Teller is located on a spit between Port Clarence and Grantley Harbor, 72 miles northwest of Nome, on the Seward Peninsula.

The Eskimo fishing camp called "Nook" was reported 20 miles south of Teller in 1827. A Western Union Telegraph expedition wintered at the present site in 1866 and 1867; it was then called "Libbyville" or "Libby Station." The Teller Reindeer Station was operated by the U.S. Government at a nearby site from 1892 to 1900. The station was named in 1892 by Sheldon Jackson for U.S. Senator and Secretary of the Interior Henry Moore Teller. Teller Mission, a Norwegian Evangelical Lutheran mission, was built in 1900 across the harbor at the current site of Brevig Mission. It was renamed Brevig Mission in 1903, after Reverend T.L. Brevig.
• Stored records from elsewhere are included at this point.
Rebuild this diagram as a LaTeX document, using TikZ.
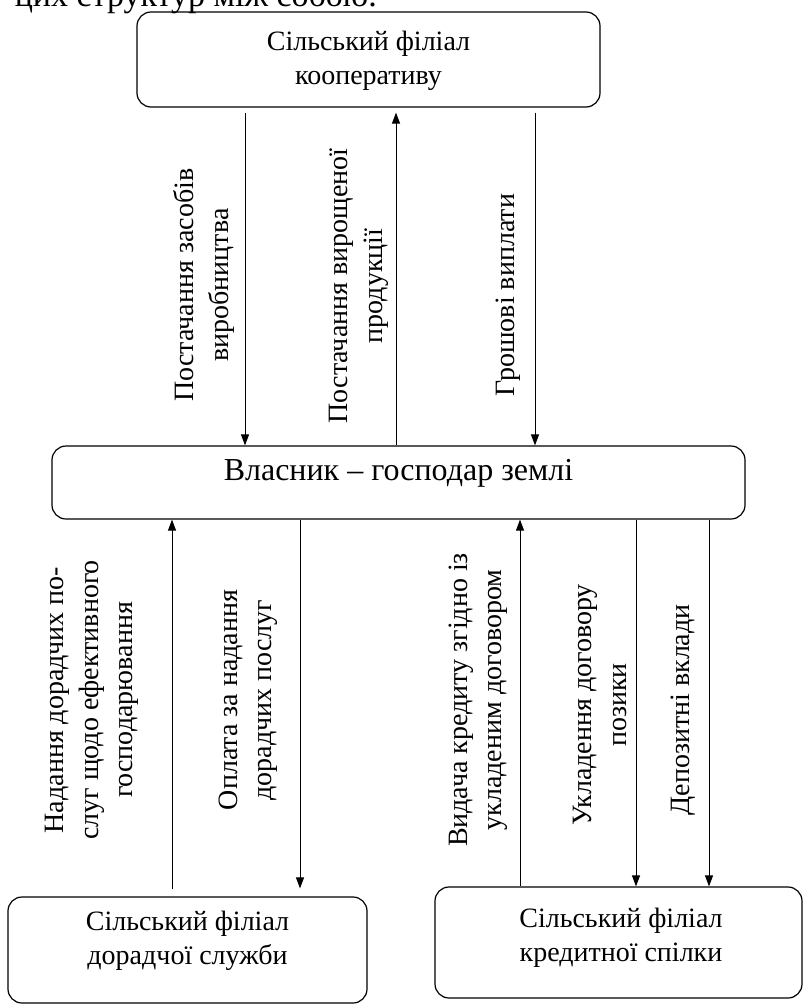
\documentclass[tikz,border=0pt]{standalone}
\usepackage{fontspec}
\setmainfont{Liberation Serif}
\usetikzlibrary{arrows.meta}
\begin{document}
\begin{tikzpicture}[x=1pt,y=-1pt,
  box/.style={draw, line width=1.2pt, rounded corners=14pt, inner sep=0pt},
  txt/.style={font=\fontsize{28}{34.5}\selectfont, align=center, inner sep=0pt},
  bigtxt/.style={font=\fontsize{32}{38}\selectfont, inner sep=0pt},
  fragtxt/.style={font=\fontsize{34}{40}\selectfont, inner sep=0pt},
  lbl/.style={txt, rotate=90},
  arr/.style={line width=1pt, -{Triangle[length=11pt,width=8pt]}}]
\useasboundingbox (0,0) rectangle (804,1006);
\begin{scope}
\clip (0,0) rectangle (804,1006);
\node[fragtxt, anchor=base east] (frag) at (377,7) {цих структур між собою.};
\end{scope}
% boxes
\node[box, minimum width=463pt, minimum height=95pt] (coop) at (368.5,59.5) {};
\node[txt] (cooptext) at (368.5,61) {Сільський філіал\\кооперативу};
\node[box, minimum width=693pt, minimum height=73pt] (owner) at (398.5,482.5) {};
\node[bigtxt, anchor=base] (ownertext) at (398.5,480) {Власник – господар землі};
\node[box, minimum width=359pt, minimum height=106pt] (advice) at (187.5,950) {};
\node[txt] (advicetext) at (187.5,941) {Сільський філіал\\дорадчої служби};
\node[box, minimum width=367pt, minimum height=111pt] (credit) at (618.5,942.5) {};
\node[txt] (credittext) at (621,938) {Сільський філіал\\кредитної спілки};
% labels
\node[lbl] (l1) at (204,285) {Постачання засобів\\виробництва};
\node[lbl] (l2) at (359,286) {Постачання вирощеної\\продукції};
\node[lbl] (l3) at (508,295) {Грошові виплати};
\node[lbl] (l4) at (92,700) {Надання дорадчих по-\\слуг щодо ефективного\\господарювання};
\node[lbl] (l5) at (248,700) {Оплата за надання\\дорадчих послуг};
\node[lbl] (l6) at (478,700) {Видача кредиту згідно із\\укладеним договором};
\node[lbl] (l7) at (600,705) {Укладення договору\\позики};
\node[lbl] (l8) at (683,710) {Депозитні вклади};
% arrows top
\draw[arr, shorten <=5pt] (coop.south -| 245,0) -- (owner.north -| 245,0);
\draw[arr, shorten >=5pt] (owner.north -| 396,0) -- (coop.south -| 396,0);
\draw[arr, shorten <=5pt] (coop.south -| 535,0) -- (owner.north -| 535,0);
% arrows bottom
\draw[arr, shorten <=7pt] (advice.north -| 172,0) -- (owner.south -| 172,0);
\draw[arr, shorten >=8pt] (owner.south -| 300,0) -- (advice.north -| 300,0);
\draw[arr] (credit.north -| 520,0) -- (owner.south -| 520,0);
\draw[arr] (owner.south -| 636,0) -- (credit.north -| 636,0);
\draw[arr] (owner.south -| 709,0) -- (credit.north -| 709,0);
\end{tikzpicture}
\end{document}
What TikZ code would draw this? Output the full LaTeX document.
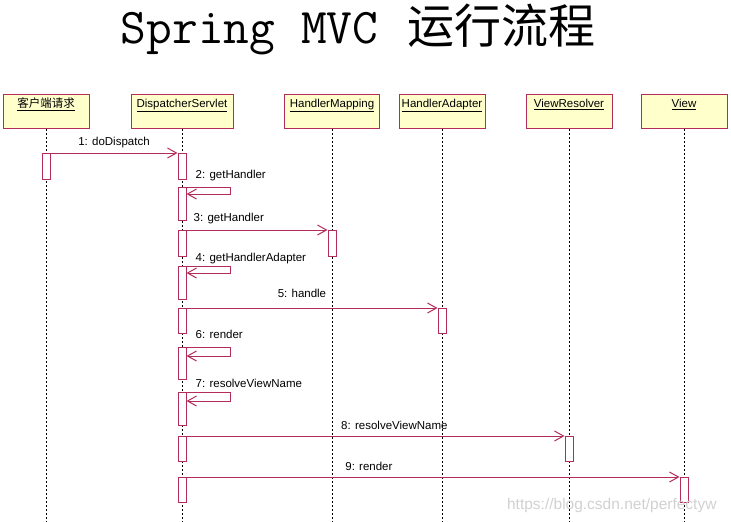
\documentclass[tikz,border=0pt]{standalone}
\usepackage{fontspec}
\setmainfont{Liberation Sans}
\newfontfamily\cjk{Noto Sans CJK SC}
\usetikzlibrary{arrows.meta}
\definecolor{umlred}{RGB}{180,45,90}
\definecolor{umlfill}{RGB}{255,255,204}

\begin{document}
\begin{tikzpicture}[x=1pt,y=-1pt,
    head/.style={draw=umlred,fill=umlfill,line width=1pt,anchor=north,inner xsep=0pt,inner ysep=3pt,text height=10pt,text depth=18pt,font=\fontsize{11.5}{12}\selectfont},
    bar/.style={draw=umlred,fill=white,line width=1pt,anchor=north,inner sep=0pt,minimum width=8pt},
    lifeline/.style={draw,line width=.9pt,dash pattern=on 2pt off 2pt},
    msg/.style={draw=umlred,line width=1pt,-{Straight Barb[length=9pt,width=10pt]}},
    msglabel/.style={inner sep=0pt,font=\fontsize{11.5}{12}\selectfont}]
\useasboundingbox (0,0) rectangle (731,522);

%title
\node[anchor=base,inner sep=0pt,text height=38pt] (title) at (358,43){\fontsize{50}{52}\selectfont\ttfamily Spring MVC {\cjk\fontsize{47}{50}\selectfont\kern3pt 运行流程}};

%objects
\foreach \n/\x/\w/\t in {client/46/86/{\cjk 客户端请求}, ds/182/102/DispatcherServlet, hm/332/95/HandlerMapping, ha/442/86/HandlerAdapter, vr/569/86/ViewResolver, view/684/86/View}{
    \node[head,minimum width=\w] (\n) at (\x,94){\underline{\t}};
}
\foreach \n in {client,ds,hm,ha,vr,view}{
    \path[lifeline] (\n.south) -- (\n.south |- 0,522);
}

%activations
\foreach \n/\l/\t/\h in {c1/client/153/26, d1/ds/153/26, d2/ds/187/33, d3/ds/230/26, m3/hm/230/26, d4/ds/266/33, d5/ds/308/25, a5/ha/308/25, d6/ds/347/32, d7/ds/392/33, d8/ds/436/25, r8/vr/436/25, d9/ds/477/25, v9/view/477/25}{
    \node[bar,minimum height=\h] (\n) at (\l.south |- 0,\t){};
}

%messages
\path[msg] (c1.north east) -- node[msglabel,pos=.5,anchor=base,yshift=8pt]{1: doDispatch} (d1.north west);
\path[msg] (d2.north east) -- ++(44,0) |- ([yshift=-7pt]d2.north east);
\node[msglabel,anchor=base west] at ([shift={(9pt,9pt)}]d2.north east){2: getHandler};
\path[msg] (d3.north east) -- node[msglabel,pos=.3,anchor=base,yshift=9pt]{3: getHandler} (m3.north west);
\path[msg] (d4.north east) -- ++(44,0) |- ([yshift=-7pt]d4.north east);
\node[msglabel,anchor=base west] at ([shift={(9pt,5pt)}]d4.north east){4: getHandlerAdapter};
\path[msg] (d5.north east) -- node[msglabel,pos=.46,anchor=base,yshift=11pt]{5: handle} (a5.north west);
\path[msg] (d6.north east) -- ++(44,0) |- ([yshift=-9pt]d6.north east);
\node[msglabel,anchor=base west] at ([shift={(9pt,9pt)}]d6.north east){6: render};
\path[msg] (d7.north east) -- ++(44,0) |- ([yshift=-9pt]d7.north east);
\node[msglabel,anchor=base west] at ([shift={(9pt,5pt)}]d7.north east){7: resolveViewName};
\path[msg] (d8.north east) -- node[msglabel,pos=.55,anchor=base,yshift=7pt]{8: resolveViewName} (r8.north west);
\path[msg] (d9.north east) -- node[msglabel,pos=.37,anchor=base,yshift=7pt]{9: render} (v9.north west);

%watermark
\node[anchor=base east,text=black!18,font=\fontsize{15.5}{16}\selectfont] (mark) at (720,509){https://blog.csdn.net/perfectyw};

\end{tikzpicture}
\end{document}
Present-day Teller was also established in 1900 after the Bluestone Placer Mine discovery 15 miles to the south. During these boom years, Teller had a population of about 5,000 and was a major regional trading center, attracting Natives from Diomede, Wales, Mary's Igloo, and King Island. In May 1926, bad weather caused the dirigible "Norge" to detour to Teller on its first flight over the North Pole from Norway to Nome. A city was formed in 1963.

Teller is a traditional Kawerak Eskimo village with a subsistence lifestyle. Many residents today were originally from Mary's Igloo. Seals, beluga whales, fish, reindeer, and other local resources are utilized. A herd of reindeer roam the area. The sale of alcohol is banned in the village.